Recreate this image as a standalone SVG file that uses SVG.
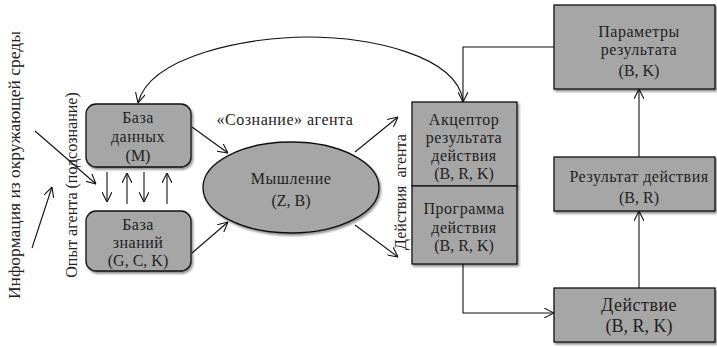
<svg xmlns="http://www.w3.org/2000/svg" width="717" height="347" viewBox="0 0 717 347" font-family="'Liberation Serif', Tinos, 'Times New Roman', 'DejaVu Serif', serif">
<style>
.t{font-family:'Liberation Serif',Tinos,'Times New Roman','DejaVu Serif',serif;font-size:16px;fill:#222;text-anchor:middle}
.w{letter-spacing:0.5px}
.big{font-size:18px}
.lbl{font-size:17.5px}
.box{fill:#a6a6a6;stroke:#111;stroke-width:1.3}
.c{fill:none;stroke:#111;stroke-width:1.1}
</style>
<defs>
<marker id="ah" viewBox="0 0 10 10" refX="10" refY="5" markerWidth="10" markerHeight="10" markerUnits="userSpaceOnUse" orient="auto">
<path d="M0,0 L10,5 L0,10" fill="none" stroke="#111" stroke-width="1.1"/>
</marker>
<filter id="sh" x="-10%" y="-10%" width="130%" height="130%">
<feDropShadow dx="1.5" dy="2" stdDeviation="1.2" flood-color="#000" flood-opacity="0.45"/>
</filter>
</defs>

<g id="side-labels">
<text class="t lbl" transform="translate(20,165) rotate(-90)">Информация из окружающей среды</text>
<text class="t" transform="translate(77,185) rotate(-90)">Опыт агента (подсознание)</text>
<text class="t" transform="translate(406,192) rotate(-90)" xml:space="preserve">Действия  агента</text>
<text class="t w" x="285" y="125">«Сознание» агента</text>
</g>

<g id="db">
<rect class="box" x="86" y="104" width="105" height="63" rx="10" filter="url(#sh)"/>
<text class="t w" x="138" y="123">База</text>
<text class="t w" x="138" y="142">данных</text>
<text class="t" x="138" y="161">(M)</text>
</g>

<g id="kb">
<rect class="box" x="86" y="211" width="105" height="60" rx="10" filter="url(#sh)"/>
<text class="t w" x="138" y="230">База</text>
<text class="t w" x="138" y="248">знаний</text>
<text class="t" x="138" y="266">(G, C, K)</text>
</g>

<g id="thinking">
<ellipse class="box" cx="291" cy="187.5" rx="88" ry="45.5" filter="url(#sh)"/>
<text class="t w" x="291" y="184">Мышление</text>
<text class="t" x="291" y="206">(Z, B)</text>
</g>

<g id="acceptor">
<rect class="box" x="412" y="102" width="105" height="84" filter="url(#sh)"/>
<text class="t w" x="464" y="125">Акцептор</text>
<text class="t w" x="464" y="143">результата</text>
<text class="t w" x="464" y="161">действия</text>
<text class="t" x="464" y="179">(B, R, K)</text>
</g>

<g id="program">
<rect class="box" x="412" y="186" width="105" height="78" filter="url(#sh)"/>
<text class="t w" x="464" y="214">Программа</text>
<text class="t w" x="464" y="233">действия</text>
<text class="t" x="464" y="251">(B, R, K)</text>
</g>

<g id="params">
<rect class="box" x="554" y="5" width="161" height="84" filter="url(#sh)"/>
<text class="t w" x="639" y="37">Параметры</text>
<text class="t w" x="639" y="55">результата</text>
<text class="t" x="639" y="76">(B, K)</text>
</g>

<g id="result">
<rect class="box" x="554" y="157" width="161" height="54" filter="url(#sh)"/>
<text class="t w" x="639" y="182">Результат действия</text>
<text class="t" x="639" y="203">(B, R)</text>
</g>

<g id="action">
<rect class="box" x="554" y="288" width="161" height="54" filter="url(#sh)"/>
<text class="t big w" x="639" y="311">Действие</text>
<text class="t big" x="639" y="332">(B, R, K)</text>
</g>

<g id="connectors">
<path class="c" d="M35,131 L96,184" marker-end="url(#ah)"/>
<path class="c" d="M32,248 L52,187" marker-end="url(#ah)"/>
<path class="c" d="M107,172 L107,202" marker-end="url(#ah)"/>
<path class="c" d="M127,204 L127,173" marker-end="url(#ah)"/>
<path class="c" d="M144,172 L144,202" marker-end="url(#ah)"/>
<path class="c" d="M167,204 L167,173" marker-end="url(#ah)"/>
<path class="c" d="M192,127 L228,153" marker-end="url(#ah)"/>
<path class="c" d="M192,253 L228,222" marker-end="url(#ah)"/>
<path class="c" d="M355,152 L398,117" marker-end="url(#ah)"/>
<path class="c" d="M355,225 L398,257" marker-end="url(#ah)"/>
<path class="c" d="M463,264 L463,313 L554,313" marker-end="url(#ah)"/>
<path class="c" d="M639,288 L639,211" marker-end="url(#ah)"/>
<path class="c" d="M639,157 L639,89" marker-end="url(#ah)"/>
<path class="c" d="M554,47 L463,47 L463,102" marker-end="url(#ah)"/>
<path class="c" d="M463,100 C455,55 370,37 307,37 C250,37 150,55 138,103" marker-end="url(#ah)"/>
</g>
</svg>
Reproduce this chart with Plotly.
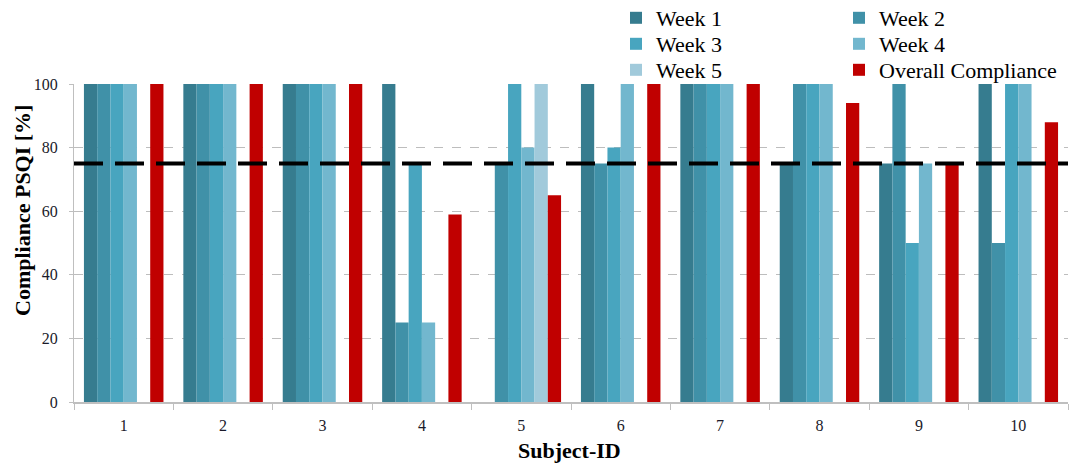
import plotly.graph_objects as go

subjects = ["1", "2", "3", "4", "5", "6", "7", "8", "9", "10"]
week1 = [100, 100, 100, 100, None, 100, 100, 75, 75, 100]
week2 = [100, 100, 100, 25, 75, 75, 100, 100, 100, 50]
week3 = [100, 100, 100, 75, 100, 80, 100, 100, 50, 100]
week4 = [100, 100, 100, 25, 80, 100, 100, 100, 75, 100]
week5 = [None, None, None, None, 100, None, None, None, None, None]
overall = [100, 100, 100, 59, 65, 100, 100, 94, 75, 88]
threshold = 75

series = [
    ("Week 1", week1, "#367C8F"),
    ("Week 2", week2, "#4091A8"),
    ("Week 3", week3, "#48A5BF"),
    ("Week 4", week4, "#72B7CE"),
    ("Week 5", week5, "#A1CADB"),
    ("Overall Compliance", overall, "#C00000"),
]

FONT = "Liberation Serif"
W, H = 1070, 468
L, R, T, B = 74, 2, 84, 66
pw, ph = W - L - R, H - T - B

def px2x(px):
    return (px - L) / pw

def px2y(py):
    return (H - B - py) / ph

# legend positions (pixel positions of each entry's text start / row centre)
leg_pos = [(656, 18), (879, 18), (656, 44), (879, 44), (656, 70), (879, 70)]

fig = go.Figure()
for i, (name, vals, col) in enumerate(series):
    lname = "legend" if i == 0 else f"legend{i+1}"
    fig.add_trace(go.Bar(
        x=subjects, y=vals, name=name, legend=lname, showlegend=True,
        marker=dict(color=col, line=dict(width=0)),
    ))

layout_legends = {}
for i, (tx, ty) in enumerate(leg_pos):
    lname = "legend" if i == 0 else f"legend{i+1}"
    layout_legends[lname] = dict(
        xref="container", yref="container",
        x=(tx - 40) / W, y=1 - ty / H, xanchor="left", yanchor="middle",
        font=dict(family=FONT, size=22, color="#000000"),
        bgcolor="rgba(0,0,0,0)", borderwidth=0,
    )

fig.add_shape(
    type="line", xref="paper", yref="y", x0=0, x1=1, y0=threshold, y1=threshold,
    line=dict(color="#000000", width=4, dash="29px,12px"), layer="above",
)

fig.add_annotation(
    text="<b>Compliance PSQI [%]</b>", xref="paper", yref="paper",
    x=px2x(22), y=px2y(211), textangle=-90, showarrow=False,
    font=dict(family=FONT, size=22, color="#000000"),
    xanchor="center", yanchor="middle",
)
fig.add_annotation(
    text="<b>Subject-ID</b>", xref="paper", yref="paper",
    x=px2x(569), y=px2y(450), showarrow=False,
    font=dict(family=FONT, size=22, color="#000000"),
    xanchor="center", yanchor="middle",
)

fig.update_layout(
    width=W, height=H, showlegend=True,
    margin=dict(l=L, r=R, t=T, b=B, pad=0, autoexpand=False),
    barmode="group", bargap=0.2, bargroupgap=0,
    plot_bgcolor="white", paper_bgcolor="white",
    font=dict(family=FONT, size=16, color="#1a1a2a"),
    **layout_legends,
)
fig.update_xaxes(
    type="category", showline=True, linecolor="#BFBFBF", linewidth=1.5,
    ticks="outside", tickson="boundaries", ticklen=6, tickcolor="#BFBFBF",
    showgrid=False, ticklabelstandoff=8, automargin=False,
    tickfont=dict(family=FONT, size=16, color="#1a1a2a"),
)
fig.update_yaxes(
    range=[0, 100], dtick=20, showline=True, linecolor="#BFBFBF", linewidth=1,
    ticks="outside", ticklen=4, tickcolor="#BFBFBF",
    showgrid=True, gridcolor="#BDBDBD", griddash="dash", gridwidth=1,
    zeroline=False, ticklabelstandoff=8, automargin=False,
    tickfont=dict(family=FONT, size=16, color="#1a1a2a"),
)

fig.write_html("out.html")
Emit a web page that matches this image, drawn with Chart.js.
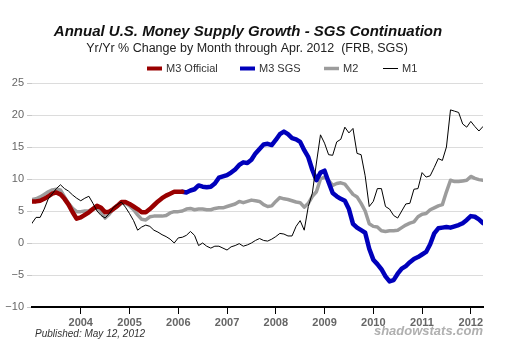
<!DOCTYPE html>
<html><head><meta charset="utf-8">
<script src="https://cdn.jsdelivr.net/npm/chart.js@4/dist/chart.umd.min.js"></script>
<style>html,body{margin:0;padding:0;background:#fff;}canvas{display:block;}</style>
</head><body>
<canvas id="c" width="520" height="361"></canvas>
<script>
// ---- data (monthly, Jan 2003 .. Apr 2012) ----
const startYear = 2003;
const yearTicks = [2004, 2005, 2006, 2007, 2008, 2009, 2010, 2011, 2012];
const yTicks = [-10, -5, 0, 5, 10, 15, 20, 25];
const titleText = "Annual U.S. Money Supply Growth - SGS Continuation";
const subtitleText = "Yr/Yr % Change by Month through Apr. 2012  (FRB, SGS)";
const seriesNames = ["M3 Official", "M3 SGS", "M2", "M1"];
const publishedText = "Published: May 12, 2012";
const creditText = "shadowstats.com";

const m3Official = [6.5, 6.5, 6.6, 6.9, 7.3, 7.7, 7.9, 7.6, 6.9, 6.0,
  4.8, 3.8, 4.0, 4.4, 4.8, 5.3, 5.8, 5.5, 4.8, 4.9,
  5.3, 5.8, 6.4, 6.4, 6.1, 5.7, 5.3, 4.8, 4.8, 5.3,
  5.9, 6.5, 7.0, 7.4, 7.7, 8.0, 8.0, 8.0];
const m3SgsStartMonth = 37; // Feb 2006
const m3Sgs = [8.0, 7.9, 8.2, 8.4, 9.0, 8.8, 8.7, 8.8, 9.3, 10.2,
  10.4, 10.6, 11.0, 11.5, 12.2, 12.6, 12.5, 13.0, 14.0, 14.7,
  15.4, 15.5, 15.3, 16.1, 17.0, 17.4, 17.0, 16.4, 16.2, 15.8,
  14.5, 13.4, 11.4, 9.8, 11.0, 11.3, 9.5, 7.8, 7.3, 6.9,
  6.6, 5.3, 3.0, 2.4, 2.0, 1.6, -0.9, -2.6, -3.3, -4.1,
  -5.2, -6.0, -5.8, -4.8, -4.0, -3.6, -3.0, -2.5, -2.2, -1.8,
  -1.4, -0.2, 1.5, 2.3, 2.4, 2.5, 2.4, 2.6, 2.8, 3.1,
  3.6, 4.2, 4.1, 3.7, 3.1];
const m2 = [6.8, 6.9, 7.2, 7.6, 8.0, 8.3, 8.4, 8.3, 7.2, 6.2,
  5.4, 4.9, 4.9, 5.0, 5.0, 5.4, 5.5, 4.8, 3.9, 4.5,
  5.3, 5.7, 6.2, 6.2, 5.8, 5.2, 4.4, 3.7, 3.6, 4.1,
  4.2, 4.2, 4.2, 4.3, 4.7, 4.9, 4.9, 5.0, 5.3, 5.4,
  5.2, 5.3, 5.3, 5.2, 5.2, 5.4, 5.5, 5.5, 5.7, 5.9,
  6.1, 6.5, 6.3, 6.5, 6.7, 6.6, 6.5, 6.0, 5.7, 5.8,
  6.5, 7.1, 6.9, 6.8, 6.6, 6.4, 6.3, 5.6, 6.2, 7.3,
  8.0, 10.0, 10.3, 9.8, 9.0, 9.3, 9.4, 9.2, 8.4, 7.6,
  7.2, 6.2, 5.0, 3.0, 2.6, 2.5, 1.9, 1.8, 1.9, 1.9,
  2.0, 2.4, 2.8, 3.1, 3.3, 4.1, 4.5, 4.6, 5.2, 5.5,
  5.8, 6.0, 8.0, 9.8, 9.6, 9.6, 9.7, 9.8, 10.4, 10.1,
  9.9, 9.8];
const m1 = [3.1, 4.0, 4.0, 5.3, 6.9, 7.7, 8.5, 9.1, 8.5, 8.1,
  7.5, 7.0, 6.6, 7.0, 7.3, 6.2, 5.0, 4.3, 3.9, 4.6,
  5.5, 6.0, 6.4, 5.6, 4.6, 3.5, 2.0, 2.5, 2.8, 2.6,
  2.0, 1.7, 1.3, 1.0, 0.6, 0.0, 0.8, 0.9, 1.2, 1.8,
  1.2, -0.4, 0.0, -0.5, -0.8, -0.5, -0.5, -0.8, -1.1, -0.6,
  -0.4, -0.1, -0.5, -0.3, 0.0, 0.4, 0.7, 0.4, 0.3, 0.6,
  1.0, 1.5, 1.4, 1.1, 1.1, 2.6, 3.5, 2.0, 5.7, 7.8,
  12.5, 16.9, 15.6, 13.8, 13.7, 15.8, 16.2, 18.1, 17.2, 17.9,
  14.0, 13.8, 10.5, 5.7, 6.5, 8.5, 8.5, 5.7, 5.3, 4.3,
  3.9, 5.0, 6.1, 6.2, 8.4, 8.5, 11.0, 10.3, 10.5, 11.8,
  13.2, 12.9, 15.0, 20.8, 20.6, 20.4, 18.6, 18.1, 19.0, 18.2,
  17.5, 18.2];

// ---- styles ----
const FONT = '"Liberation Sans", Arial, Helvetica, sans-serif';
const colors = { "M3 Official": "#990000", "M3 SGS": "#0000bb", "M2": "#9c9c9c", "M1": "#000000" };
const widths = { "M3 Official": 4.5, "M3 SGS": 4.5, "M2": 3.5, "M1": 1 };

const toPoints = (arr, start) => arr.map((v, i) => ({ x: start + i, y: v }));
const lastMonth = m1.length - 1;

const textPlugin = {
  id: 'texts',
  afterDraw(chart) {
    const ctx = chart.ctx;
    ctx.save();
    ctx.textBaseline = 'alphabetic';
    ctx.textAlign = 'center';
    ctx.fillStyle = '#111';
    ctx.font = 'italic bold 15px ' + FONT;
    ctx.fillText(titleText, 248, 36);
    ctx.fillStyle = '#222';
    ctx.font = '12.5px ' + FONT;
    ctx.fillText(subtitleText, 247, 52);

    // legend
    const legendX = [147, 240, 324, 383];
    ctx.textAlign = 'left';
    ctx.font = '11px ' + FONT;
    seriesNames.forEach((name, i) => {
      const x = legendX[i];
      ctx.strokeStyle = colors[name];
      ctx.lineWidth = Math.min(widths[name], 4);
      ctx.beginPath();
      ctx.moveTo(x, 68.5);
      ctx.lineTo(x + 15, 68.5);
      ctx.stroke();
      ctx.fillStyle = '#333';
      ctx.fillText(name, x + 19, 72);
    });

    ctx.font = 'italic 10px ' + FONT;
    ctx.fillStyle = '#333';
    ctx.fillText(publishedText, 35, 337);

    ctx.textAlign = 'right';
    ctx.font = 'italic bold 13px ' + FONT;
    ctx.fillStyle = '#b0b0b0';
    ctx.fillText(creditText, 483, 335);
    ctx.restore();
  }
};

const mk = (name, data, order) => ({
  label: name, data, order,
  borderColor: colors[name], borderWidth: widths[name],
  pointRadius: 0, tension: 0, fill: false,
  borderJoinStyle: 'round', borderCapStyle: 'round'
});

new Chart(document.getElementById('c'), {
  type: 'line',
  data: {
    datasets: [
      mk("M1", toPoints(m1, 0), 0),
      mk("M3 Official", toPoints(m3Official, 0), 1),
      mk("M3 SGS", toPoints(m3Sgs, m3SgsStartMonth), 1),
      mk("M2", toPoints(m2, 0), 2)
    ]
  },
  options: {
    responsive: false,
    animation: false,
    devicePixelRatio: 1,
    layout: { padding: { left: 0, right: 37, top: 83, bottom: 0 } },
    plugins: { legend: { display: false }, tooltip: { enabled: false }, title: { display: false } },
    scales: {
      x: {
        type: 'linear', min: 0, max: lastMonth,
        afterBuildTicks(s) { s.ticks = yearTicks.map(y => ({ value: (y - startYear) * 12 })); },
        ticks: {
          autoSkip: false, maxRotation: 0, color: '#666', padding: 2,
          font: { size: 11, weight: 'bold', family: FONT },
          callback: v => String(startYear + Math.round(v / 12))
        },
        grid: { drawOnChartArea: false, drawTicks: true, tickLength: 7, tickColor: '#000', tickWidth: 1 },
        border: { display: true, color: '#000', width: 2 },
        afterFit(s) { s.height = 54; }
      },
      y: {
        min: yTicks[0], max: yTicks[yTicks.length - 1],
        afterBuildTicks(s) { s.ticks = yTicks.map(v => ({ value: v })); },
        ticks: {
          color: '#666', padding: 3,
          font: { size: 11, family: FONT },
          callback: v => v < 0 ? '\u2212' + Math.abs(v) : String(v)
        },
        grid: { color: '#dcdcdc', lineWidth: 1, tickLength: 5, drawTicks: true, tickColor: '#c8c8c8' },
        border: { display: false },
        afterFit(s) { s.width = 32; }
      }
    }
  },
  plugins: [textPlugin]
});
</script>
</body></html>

-------

● Written instruction:
From the records given above, copy all lines containing "with".

● Written answer:
Reproduce this chart with Plotly.
Emit a web page that matches this image, drawn with Chart.js.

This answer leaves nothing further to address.